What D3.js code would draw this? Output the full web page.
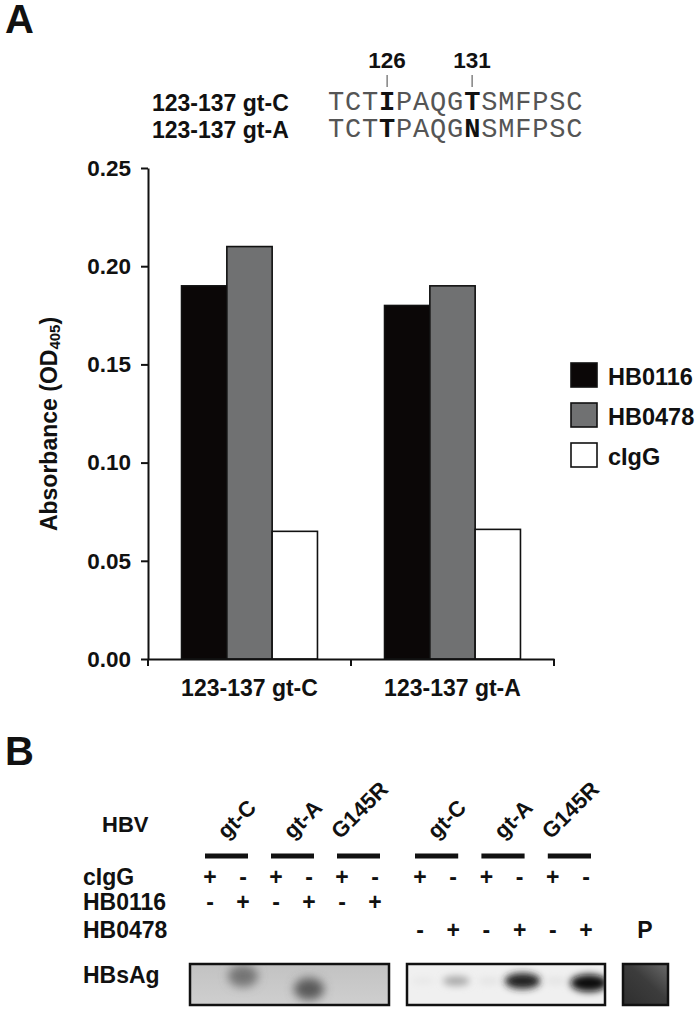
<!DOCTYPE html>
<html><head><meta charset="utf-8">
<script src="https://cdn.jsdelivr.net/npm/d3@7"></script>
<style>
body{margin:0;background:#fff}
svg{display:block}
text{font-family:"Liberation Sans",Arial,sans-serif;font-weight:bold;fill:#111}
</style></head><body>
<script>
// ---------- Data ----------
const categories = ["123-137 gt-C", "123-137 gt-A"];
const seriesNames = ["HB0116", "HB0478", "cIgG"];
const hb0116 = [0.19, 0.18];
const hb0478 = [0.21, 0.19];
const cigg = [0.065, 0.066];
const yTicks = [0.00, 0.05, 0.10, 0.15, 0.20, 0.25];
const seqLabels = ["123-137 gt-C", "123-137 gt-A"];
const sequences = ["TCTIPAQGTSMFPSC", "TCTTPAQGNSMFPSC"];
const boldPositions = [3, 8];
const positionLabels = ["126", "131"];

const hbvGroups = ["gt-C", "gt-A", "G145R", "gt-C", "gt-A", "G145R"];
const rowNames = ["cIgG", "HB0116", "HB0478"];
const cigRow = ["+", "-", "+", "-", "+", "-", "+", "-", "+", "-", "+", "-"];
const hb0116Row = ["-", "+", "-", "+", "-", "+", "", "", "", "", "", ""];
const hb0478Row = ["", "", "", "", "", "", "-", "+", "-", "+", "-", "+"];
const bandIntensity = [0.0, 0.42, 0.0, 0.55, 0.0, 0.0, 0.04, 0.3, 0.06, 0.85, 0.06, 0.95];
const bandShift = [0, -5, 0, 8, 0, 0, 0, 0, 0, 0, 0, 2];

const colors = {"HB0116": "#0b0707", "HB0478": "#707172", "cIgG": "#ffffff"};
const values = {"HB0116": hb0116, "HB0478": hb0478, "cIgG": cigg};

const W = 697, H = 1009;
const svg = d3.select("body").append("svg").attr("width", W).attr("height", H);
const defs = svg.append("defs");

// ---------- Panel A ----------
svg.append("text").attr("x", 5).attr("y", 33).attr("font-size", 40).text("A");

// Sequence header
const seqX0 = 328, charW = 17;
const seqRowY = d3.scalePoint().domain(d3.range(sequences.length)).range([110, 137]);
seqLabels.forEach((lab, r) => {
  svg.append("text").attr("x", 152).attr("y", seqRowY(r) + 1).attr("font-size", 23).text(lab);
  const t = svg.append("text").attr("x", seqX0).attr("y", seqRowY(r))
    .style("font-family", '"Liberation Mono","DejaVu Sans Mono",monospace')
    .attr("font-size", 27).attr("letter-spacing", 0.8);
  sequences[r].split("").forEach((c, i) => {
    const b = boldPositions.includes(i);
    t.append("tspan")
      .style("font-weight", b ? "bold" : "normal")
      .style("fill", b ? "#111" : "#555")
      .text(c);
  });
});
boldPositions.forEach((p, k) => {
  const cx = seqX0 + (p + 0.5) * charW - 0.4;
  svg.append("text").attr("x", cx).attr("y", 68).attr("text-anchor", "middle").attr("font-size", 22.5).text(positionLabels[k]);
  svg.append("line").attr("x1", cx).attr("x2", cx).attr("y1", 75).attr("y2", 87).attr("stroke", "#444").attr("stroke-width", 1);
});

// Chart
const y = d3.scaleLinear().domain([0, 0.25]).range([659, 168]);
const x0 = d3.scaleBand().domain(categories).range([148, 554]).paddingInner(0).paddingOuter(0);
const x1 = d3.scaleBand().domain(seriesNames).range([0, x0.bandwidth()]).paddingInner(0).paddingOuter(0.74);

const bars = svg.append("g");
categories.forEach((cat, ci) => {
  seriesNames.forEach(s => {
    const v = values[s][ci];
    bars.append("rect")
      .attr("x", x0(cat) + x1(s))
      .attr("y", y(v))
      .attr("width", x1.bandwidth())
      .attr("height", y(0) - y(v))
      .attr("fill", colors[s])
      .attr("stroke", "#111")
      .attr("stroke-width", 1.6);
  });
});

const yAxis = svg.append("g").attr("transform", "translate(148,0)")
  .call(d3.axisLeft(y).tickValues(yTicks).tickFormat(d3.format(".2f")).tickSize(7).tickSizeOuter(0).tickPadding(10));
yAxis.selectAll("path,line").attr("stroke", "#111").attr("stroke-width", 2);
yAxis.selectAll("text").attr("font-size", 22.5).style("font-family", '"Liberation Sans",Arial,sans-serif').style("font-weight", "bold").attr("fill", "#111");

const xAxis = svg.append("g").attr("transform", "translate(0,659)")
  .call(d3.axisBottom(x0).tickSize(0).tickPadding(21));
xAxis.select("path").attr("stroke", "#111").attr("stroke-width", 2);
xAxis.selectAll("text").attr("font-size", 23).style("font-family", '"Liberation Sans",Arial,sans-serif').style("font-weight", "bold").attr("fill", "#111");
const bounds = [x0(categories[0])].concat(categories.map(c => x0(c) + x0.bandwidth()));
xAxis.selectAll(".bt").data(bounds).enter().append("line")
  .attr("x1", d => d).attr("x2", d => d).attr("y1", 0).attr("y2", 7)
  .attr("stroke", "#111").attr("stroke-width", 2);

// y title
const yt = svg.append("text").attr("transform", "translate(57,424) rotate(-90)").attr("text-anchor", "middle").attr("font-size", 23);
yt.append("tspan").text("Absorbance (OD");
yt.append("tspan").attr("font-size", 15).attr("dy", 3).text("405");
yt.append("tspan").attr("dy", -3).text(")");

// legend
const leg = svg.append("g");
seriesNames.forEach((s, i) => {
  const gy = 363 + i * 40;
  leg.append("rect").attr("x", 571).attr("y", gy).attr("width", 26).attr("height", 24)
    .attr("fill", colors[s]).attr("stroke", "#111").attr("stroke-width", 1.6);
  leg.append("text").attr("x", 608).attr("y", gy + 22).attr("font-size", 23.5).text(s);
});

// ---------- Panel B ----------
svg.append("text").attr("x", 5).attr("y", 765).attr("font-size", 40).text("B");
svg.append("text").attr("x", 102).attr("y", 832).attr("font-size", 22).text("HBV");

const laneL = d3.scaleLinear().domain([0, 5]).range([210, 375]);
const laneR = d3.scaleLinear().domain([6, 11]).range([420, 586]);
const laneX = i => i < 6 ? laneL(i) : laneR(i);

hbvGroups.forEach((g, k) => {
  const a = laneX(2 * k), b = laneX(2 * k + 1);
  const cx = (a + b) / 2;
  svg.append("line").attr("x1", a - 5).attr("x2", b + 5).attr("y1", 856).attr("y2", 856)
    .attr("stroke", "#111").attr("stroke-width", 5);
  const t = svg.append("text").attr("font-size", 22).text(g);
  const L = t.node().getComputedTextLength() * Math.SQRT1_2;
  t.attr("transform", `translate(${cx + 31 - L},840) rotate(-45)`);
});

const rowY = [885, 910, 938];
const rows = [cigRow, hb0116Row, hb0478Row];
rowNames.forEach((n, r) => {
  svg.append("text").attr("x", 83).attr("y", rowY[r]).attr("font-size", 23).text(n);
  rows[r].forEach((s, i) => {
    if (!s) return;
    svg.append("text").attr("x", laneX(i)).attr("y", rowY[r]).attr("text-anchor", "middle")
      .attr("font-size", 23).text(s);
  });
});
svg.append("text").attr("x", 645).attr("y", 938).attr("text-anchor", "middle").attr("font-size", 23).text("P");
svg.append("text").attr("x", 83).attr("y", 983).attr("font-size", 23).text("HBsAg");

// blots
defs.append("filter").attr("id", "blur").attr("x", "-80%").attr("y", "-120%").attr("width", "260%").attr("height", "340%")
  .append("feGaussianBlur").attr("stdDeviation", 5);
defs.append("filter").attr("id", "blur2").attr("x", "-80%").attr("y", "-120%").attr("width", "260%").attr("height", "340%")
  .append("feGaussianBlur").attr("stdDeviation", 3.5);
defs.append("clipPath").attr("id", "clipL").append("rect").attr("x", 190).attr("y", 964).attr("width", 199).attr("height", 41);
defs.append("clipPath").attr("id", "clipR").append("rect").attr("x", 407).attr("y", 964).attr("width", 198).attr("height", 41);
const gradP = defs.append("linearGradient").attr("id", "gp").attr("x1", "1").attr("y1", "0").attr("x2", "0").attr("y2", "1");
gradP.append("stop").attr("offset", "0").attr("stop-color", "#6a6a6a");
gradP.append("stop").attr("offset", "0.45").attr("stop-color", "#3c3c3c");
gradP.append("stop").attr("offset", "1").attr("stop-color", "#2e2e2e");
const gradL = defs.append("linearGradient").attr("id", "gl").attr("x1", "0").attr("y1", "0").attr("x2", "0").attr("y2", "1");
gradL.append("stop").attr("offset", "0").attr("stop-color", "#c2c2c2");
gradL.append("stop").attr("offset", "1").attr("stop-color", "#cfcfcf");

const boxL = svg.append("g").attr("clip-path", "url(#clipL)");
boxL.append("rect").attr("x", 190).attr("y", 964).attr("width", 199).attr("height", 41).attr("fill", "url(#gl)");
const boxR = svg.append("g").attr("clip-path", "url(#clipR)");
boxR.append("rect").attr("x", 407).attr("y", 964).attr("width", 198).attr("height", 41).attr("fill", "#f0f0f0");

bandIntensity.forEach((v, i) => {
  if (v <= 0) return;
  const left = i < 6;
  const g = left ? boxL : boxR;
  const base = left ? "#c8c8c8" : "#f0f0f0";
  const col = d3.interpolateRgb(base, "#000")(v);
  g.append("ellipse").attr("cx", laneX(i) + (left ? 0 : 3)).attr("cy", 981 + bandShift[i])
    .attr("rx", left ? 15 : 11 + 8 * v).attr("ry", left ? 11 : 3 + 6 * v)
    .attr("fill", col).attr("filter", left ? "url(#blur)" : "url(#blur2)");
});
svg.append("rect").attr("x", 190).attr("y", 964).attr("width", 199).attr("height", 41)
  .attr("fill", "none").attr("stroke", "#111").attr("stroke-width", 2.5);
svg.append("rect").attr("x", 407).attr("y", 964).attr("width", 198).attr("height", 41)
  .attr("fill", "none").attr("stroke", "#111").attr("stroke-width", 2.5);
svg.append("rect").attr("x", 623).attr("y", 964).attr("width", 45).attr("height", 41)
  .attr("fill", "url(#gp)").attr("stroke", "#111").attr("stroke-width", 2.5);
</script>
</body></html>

[PROBLEM REQUIREMENTS]:
Leave out any pictures and return exactly the lines from the beginning of the data through the line with "0, 0, 0, 0, 2];", inclusive.

[REPLY]:
What D3.js code would draw this? Output the full web page.
<!DOCTYPE html>
<html><head><meta charset="utf-8">
<script src="https://cdn.jsdelivr.net/npm/d3@7"></script>
<style>
body{margin:0;background:#fff}
svg{display:block}
text{font-family:"Liberation Sans",Arial,sans-serif;font-weight:bold;fill:#111}
</style></head><body>
<script>
// ---------- Data ----------
const categories = ["123-137 gt-C", "123-137 gt-A"];
const seriesNames = ["HB0116", "HB0478", "cIgG"];
const hb0116 = [0.19, 0.18];
const hb0478 = [0.21, 0.19];
const cigg = [0.065, 0.066];
const yTicks = [0.00, 0.05, 0.10, 0.15, 0.20, 0.25];
const seqLabels = ["123-137 gt-C", "123-137 gt-A"];
const sequences = ["TCTIPAQGTSMFPSC", "TCTTPAQGNSMFPSC"];
const boldPositions = [3, 8];
const positionLabels = ["126", "131"];

const hbvGroups = ["gt-C", "gt-A", "G145R", "gt-C", "gt-A", "G145R"];
const rowNames = ["cIgG", "HB0116", "HB0478"];
const cigRow = ["+", "-", "+", "-", "+", "-", "+", "-", "+", "-", "+", "-"];
const hb0116Row = ["-", "+", "-", "+", "-", "+", "", "", "", "", "", ""];
const hb0478Row = ["", "", "", "", "", "", "-", "+", "-", "+", "-", "+"];
const bandIntensity = [0.0, 0.42, 0.0, 0.55, 0.0, 0.0, 0.04, 0.3, 0.06, 0.85, 0.06, 0.95];
const bandShift = [0, -5, 0, 8, 0, 0, 0, 0, 0, 0, 0, 2];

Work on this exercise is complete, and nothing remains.